### Directions
Output the lines below exactly, please, from the first line until the line with "import seaborn as sns", counting both.
▼
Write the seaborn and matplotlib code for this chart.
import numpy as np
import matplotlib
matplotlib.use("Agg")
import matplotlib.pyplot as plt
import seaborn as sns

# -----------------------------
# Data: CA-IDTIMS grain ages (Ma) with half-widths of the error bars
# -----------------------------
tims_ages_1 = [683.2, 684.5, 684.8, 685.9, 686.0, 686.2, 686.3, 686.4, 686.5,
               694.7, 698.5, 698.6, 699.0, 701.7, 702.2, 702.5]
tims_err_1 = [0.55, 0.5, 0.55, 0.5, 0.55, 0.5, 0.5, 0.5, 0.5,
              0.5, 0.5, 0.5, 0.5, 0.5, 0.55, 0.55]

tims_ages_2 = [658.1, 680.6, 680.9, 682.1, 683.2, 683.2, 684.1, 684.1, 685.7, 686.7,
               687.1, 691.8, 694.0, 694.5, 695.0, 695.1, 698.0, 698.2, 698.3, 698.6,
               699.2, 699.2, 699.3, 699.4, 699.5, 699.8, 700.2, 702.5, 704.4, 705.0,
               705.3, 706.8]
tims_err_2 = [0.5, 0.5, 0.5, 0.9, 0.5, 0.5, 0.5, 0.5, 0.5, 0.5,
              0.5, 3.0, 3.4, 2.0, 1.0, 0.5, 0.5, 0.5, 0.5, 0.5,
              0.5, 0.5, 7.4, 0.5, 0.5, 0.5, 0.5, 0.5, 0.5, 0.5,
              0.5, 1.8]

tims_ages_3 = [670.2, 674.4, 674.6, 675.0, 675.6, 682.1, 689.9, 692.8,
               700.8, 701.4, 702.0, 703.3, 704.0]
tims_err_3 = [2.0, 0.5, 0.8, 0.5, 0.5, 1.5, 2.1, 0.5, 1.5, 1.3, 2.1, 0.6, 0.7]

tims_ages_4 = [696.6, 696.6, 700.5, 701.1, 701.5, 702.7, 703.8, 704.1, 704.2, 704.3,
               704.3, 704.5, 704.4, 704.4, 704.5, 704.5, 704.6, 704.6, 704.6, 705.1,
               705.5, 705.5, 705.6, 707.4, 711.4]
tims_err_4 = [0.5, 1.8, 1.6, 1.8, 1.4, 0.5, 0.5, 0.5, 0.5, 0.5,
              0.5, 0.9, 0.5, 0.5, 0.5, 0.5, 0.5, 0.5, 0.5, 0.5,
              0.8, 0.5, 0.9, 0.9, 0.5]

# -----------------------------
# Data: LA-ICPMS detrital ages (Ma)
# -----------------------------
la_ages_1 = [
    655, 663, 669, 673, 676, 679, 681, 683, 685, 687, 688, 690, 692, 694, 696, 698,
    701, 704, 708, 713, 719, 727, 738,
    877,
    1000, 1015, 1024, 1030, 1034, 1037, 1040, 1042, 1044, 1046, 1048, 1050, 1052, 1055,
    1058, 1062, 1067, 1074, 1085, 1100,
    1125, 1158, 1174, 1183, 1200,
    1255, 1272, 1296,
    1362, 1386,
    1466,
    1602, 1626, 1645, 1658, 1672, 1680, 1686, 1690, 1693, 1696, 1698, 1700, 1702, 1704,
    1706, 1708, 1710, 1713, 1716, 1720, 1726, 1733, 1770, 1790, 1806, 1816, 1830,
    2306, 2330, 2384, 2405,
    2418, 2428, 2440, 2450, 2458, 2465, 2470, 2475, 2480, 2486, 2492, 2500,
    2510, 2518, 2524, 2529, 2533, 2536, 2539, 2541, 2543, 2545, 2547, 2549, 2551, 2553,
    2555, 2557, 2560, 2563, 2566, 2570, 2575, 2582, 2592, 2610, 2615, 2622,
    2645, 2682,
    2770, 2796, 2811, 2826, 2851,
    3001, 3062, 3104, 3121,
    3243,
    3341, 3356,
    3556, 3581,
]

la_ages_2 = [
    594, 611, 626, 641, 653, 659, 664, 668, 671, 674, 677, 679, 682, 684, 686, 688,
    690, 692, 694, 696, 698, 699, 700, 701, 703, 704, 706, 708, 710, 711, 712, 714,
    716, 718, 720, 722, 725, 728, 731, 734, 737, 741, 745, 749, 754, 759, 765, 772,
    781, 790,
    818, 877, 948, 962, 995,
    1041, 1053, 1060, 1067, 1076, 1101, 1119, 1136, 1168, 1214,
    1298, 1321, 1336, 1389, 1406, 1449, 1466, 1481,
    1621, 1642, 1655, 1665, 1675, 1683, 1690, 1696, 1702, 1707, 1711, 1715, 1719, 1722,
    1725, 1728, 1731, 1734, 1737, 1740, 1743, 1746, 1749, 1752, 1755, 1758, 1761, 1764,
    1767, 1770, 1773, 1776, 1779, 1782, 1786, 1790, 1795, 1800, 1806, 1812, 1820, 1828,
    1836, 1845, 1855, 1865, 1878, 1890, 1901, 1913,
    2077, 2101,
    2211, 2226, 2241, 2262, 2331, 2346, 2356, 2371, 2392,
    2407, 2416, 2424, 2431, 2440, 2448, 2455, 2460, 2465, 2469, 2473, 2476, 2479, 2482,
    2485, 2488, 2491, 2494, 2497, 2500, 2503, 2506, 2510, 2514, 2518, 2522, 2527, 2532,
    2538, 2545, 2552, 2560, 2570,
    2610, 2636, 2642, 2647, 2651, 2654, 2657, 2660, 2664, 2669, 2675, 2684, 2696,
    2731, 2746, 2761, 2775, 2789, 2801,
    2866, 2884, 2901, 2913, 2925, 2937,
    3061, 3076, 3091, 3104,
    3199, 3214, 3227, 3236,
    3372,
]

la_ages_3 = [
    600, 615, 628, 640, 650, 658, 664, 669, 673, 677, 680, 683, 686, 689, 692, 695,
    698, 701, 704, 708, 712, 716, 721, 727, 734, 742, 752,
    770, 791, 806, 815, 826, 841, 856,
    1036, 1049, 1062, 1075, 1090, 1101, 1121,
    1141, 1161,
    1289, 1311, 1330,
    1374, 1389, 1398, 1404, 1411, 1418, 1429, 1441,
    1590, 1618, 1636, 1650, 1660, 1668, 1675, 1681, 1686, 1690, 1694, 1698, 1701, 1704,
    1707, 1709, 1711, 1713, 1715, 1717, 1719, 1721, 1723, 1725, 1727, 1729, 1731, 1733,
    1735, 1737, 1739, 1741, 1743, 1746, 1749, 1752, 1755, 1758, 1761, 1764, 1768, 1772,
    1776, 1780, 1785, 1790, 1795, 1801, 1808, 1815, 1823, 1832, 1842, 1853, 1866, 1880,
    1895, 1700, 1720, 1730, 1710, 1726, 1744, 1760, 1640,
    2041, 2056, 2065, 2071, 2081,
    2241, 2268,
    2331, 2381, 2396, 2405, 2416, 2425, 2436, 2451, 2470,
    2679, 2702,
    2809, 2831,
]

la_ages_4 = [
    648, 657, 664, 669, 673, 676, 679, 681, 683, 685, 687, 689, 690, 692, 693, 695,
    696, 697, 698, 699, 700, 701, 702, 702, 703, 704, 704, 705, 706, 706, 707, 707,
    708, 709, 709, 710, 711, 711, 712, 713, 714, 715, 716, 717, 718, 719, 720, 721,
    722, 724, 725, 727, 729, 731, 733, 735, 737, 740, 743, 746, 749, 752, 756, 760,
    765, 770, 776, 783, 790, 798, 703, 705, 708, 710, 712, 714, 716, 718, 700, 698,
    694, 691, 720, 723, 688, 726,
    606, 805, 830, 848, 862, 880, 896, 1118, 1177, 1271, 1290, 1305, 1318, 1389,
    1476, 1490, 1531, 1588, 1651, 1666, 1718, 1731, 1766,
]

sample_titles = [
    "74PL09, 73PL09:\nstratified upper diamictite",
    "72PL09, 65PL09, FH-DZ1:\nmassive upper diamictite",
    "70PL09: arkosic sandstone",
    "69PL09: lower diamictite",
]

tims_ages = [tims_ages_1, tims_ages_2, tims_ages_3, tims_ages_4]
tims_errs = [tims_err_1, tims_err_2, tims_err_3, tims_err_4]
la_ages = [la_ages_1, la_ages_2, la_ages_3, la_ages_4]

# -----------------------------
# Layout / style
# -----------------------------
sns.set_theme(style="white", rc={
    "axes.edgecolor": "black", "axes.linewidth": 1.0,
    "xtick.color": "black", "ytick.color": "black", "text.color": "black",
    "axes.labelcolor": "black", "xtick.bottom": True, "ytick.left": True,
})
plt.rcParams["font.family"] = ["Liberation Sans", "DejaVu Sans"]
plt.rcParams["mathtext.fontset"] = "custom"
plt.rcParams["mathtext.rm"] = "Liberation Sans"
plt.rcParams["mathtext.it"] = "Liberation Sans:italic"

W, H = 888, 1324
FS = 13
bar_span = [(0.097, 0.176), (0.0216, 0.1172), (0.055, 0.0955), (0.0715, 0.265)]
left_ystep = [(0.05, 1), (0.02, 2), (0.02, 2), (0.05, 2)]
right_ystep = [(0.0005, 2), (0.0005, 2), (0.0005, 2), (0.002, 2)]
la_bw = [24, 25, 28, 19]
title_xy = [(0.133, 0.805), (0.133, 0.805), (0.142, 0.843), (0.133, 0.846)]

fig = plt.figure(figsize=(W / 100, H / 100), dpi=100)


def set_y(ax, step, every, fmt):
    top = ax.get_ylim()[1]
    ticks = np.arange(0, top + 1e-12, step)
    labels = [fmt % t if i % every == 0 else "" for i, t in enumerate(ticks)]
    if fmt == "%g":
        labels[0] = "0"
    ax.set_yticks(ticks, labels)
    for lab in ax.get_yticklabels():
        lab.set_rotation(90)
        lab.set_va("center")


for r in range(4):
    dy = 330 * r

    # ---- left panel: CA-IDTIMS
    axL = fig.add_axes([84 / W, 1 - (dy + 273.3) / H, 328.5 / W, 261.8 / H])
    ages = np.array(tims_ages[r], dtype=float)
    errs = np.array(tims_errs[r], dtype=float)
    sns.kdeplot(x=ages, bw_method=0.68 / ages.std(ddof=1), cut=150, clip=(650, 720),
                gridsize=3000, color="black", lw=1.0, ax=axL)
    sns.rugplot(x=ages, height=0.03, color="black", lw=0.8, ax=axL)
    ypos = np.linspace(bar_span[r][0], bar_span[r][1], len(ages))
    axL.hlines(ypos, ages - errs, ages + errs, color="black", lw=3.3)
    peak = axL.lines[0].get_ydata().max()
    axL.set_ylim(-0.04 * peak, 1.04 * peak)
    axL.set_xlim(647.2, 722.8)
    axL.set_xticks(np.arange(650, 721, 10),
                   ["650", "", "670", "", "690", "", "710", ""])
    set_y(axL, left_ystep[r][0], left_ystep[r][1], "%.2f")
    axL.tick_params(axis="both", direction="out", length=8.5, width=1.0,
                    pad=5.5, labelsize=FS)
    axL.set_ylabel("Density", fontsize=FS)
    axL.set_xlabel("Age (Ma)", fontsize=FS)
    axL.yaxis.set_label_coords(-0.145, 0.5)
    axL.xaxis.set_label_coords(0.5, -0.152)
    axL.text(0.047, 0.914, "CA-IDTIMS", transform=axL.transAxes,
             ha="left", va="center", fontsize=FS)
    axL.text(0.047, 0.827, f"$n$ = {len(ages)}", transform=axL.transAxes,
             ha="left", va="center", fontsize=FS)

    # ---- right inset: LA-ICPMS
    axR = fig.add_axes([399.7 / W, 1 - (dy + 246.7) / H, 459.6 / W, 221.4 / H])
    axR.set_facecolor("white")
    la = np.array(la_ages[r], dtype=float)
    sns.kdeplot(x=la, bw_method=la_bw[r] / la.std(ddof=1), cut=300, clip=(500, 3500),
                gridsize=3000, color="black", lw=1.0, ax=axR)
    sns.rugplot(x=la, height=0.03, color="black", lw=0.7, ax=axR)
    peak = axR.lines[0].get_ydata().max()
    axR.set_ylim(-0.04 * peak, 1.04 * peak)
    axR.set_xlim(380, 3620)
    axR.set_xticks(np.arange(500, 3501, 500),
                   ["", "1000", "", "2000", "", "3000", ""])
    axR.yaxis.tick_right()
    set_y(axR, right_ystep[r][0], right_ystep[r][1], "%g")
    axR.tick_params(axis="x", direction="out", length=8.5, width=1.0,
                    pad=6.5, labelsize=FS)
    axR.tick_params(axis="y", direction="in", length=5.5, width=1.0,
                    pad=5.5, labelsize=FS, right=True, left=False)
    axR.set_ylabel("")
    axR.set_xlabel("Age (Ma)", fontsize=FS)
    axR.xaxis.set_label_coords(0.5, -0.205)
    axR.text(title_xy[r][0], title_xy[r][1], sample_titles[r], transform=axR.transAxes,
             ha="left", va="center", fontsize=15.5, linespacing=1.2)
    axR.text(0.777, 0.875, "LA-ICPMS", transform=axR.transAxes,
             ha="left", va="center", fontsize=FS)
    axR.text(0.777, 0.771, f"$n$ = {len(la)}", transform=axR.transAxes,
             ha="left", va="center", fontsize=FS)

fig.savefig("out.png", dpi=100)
▲
### Task answer
Write the seaborn and matplotlib code for this chart.
import numpy as np
import matplotlib
matplotlib.use("Agg")
import matplotlib.pyplot as plt
import seaborn as sns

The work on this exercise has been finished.